The nation’s top court in 2013 ruled KIKO contracts as “not unfair,” clearing the lenders of all fraud charges. The court cited that KIKO’s structure was designed to incur losses to one side and bring profits to the other side depending on market conditions.
The size of the compensation and the list of the recipients of the compensation were not revealed, as of Monday afternoon.
In December last year, the Financial Supervisory Service’s dispute settlement committee advised six lenders including Citibank Korea to pay four out of more than 100 firms 15 percent to 41 percent of the losses they faced due to their KIKO investments. It recommended the six banks pay up to a combined 25.5 billion won ($21.8 million) to the four companies, which each reportedly suffered a loss of between 3.2 billion won and 92.1 billion won.
Citibank Korea and the state-run Korea Development Bank previously said in March that they would not accommodate the financial authorities’ arbitrary recommendation. KDB has yet to change its initial stance against the recommendation.
The KIKO currency-linked derivatives were designed to help buyers hedge against currency swings, stated that purchasers could sell foreign currency at a fixed rate when the exchange rate moved within a preset range. They were mostly sold between 2007-2008.
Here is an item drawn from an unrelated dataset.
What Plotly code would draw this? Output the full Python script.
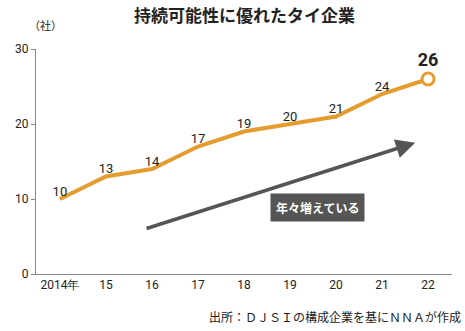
import plotly.graph_objects as go

years = [2014, 2015, 2016, 2017, 2018, 2019, 2020, 2021, 2022]
counts = [10, 13, 14, 17, 19, 20, 21, 24, 26]
tick_labels = ["2014年", "15", "16", "17", "18", "19", "20", "21", "22"]
y_ticks = [0, 10, 20, 30]

orange = "#E59C2E"
dark = "#555555"
num_font = "Liberation Sans Narrow, Roboto, Arial Narrow, sans-serif"
jp_font = "Noto Sans CJK JP, sans-serif"

fig = go.Figure()
fig.add_trace(go.Scatter(
    x=years, y=counts, mode="lines",
    line=dict(color=orange, width=4), hoverinfo="skip"))
fig.add_trace(go.Scatter(
    x=years[:-1], y=counts[:-1], mode="text",
    text=[str(v) for v in counts[:-1]], textposition="top center",
    textfont=dict(family=num_font, size=13, color="#222"), hoverinfo="skip"))
fig.add_trace(go.Scatter(
    x=[years[-1]], y=[counts[-1]], mode="markers+text",
    marker=dict(size=12, color="white", line=dict(color=orange, width=3)),
    text=["<b>" + str(counts[-1]) + "</b>"], textposition="top center",
    textfont=dict(family=num_font, size=18, color="#222"), hoverinfo="skip"))

# trend arrow
fig.add_annotation(x=2021.72, y=17.5, ax=2015.85, ay=6, xref="x", yref="y",
                   axref="x", ayref="y", showarrow=True, arrowhead=2,
                   arrowsize=1.1, arrowwidth=3.5, arrowcolor=dark, text="")
fig.add_annotation(x=2019.59, y=8.93, xref="x", yref="y", text="<b>年々増えている</b>",
                   showarrow=False, bgcolor=dark, borderpad=5,
                   font=dict(family=jp_font, size=12, color="white"))

fig.add_annotation(x=0.5, y=1, xref="paper", yref="paper", yanchor="middle",
                   xanchor="center", yshift=35,
                   text="<b>持続可能性に優れたタイ企業</b>", showarrow=False,
                   font=dict(family=jp_font, size=17, color="#222"))
fig.add_annotation(x=0, y=1, xref="paper", yref="paper", xanchor="center",
                   yanchor="middle", yshift=24, xshift=9,
                   text="（社）", showarrow=False,
                   font=dict(family=jp_font, size=11, color="#222"))
fig.add_annotation(x=1, y=0, xref="paper", yref="paper", xanchor="right",
                   yanchor="middle", yshift=-42, xshift=11,
                   text="出所：ＤＪＳＩの構成企業を基にＮＮＡが作成", showarrow=False,
                   font=dict(family=jp_font, size=12, color="#222"))

fig.update_layout(
    width=465, height=331, showlegend=False,
    margin=dict(l=36, r=13, t=49, b=57),
    plot_bgcolor="white", paper_bgcolor="white",
    xaxis=dict(range=[2013.48, 2022.52], tickvals=years, ticktext=tick_labels,
               showgrid=False, zeroline=False, showline=True, linecolor="#888",
               linewidth=1, ticks="", fixedrange=True,
               tickfont=dict(family=num_font, size=12, color="#222")),
    yaxis=dict(range=[0, 30], tickvals=y_ticks, showgrid=False, zeroline=False,
               showline=True, linecolor="#888", linewidth=1, ticks="outside",
               ticklen=4, tickcolor="#888",
               tickfont=dict(family=num_font, size=12, color="#222")),
)

fig.write_html("out.html")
But with the outbreak of the 2008 global financial crisis, the Korean won plummeted 25.7 percent against the US dollar within that year alone -- beyond the range in the contract -- inflicting a heavy blow to KIKO buyers, which were mostly small- and mid-sized businesses.
The buyers accused the lenders of providing them with insufficient warnings against possible risks, including the possible losses they could face when the exchange rate deviates beyond the set range.